[start]
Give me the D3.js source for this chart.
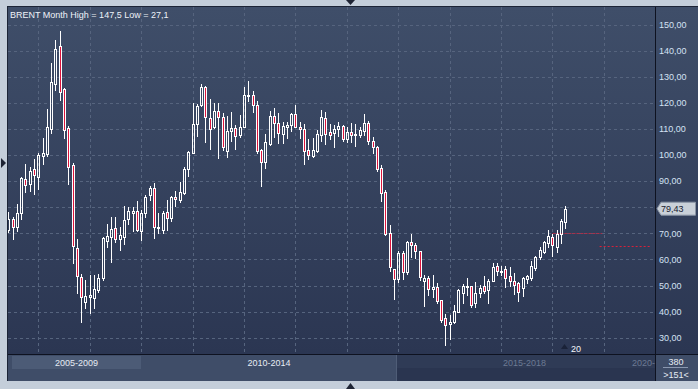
[end]
[start]
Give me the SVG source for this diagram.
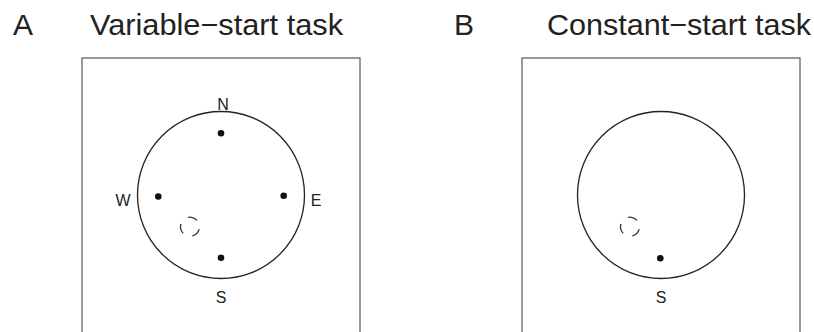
[end]
[start]
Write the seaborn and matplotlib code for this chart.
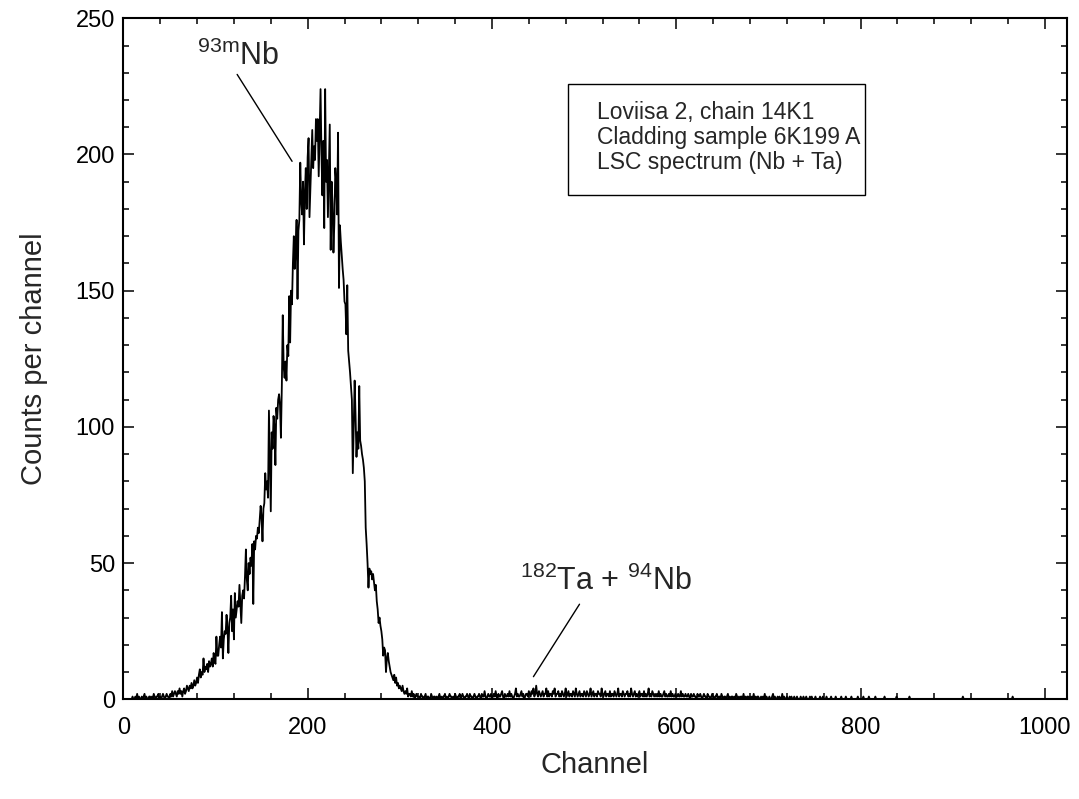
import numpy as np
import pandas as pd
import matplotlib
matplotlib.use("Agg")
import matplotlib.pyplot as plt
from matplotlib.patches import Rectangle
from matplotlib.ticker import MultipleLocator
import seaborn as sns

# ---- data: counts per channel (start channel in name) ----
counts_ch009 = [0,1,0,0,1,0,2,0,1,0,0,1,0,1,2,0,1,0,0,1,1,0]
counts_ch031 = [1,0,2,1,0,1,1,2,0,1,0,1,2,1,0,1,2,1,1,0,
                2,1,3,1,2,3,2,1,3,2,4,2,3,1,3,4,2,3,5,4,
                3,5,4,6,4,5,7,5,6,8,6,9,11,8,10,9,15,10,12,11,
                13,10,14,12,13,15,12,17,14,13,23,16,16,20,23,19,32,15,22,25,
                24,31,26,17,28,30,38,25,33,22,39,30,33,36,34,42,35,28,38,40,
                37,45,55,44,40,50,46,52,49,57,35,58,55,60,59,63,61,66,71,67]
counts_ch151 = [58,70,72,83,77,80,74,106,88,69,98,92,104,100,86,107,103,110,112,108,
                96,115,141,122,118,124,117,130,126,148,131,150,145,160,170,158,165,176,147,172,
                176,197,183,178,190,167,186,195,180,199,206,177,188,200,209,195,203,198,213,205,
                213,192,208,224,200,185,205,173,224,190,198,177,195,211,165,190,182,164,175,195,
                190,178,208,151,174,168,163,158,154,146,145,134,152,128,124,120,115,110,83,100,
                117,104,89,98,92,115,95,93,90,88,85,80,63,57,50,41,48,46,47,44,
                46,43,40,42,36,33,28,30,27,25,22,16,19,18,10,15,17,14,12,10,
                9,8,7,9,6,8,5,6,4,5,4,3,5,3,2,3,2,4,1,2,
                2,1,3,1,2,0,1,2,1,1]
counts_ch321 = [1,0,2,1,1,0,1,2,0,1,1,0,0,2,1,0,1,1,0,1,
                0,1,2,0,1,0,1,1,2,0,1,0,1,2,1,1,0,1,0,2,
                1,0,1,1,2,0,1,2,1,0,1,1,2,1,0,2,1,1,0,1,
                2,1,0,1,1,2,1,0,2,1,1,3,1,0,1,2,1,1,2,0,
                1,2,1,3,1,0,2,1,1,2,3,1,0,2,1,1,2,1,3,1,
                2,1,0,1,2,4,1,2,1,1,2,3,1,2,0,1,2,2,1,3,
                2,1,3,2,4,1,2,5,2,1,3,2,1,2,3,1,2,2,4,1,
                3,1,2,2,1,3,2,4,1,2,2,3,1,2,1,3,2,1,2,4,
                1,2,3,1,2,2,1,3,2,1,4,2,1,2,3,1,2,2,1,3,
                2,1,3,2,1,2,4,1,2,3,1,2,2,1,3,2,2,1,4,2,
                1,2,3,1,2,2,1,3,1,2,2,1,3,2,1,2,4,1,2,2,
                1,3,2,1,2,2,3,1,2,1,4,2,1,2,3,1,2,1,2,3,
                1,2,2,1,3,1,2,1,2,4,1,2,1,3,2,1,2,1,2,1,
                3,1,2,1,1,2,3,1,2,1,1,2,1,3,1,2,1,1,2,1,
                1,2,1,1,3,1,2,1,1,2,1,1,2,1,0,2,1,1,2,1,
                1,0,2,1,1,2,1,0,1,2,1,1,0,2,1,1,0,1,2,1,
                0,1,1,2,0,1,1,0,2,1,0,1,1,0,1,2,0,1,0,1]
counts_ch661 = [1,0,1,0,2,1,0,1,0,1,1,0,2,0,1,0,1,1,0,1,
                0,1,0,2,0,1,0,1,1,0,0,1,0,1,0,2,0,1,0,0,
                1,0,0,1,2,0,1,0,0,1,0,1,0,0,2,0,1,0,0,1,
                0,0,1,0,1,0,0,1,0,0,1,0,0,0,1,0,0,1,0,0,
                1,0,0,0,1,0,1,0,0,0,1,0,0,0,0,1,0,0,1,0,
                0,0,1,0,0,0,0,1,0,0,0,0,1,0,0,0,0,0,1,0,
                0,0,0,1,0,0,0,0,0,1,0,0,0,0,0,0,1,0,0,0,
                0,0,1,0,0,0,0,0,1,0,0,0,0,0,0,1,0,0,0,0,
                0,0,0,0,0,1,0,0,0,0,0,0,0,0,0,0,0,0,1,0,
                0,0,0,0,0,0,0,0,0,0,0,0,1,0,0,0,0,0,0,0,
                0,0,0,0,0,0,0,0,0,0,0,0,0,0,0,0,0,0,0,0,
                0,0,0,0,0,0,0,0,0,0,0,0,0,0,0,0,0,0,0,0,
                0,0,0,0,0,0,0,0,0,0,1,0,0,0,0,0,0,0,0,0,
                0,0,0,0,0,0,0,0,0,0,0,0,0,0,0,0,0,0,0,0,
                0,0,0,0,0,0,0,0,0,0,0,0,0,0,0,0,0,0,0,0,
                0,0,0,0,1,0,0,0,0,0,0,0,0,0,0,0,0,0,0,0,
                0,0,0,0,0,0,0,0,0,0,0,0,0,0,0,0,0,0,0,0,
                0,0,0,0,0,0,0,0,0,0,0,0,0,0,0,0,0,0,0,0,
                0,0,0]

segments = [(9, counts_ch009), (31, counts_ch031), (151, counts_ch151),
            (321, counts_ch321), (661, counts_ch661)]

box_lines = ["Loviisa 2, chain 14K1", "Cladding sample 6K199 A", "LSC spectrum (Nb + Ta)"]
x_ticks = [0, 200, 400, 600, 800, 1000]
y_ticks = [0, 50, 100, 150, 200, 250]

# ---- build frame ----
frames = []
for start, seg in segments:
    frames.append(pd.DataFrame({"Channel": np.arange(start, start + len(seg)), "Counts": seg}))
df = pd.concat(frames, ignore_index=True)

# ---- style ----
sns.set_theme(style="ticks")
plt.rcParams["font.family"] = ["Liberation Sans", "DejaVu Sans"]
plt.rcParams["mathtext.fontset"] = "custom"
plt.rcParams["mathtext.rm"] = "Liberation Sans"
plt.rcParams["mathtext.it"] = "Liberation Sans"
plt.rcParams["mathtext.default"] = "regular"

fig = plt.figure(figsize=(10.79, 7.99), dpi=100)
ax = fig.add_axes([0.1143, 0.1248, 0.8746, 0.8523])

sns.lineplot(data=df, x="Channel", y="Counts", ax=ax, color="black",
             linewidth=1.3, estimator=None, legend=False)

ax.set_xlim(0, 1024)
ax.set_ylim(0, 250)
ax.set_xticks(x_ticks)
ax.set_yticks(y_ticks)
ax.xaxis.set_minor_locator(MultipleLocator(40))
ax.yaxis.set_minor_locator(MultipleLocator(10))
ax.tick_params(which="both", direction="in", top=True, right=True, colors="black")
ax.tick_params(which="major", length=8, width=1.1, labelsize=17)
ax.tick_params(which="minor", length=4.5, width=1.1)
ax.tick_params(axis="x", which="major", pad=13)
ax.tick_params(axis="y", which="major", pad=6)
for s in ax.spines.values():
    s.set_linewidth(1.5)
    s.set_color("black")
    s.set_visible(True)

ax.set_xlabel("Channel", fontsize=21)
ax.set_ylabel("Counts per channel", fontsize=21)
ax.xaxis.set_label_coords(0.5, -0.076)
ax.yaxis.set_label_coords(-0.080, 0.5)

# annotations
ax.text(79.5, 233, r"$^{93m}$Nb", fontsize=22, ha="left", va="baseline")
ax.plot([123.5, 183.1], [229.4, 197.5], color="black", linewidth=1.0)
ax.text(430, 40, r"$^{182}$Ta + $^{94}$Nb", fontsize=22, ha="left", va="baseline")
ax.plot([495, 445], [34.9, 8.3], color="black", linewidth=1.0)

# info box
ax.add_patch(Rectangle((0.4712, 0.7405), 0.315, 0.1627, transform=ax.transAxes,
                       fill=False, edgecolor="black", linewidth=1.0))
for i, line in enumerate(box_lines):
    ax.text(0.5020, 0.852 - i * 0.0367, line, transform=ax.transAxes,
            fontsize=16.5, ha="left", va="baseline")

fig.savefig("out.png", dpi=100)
[end]
Task prompt: Transcribe, exactly as written, the lines starting at the one with "Write the seaborn" and ending at the one with "import seaborn as sns", and nothing more. Pictures are not part of the copy.

Solution to this exercise:
Write the seaborn and matplotlib code for this chart.
import numpy as np
import pandas as pd
import matplotlib
matplotlib.use("Agg")
import matplotlib.pyplot as plt
from matplotlib.patches import Rectangle
from matplotlib.ticker import MultipleLocator
import seaborn as sns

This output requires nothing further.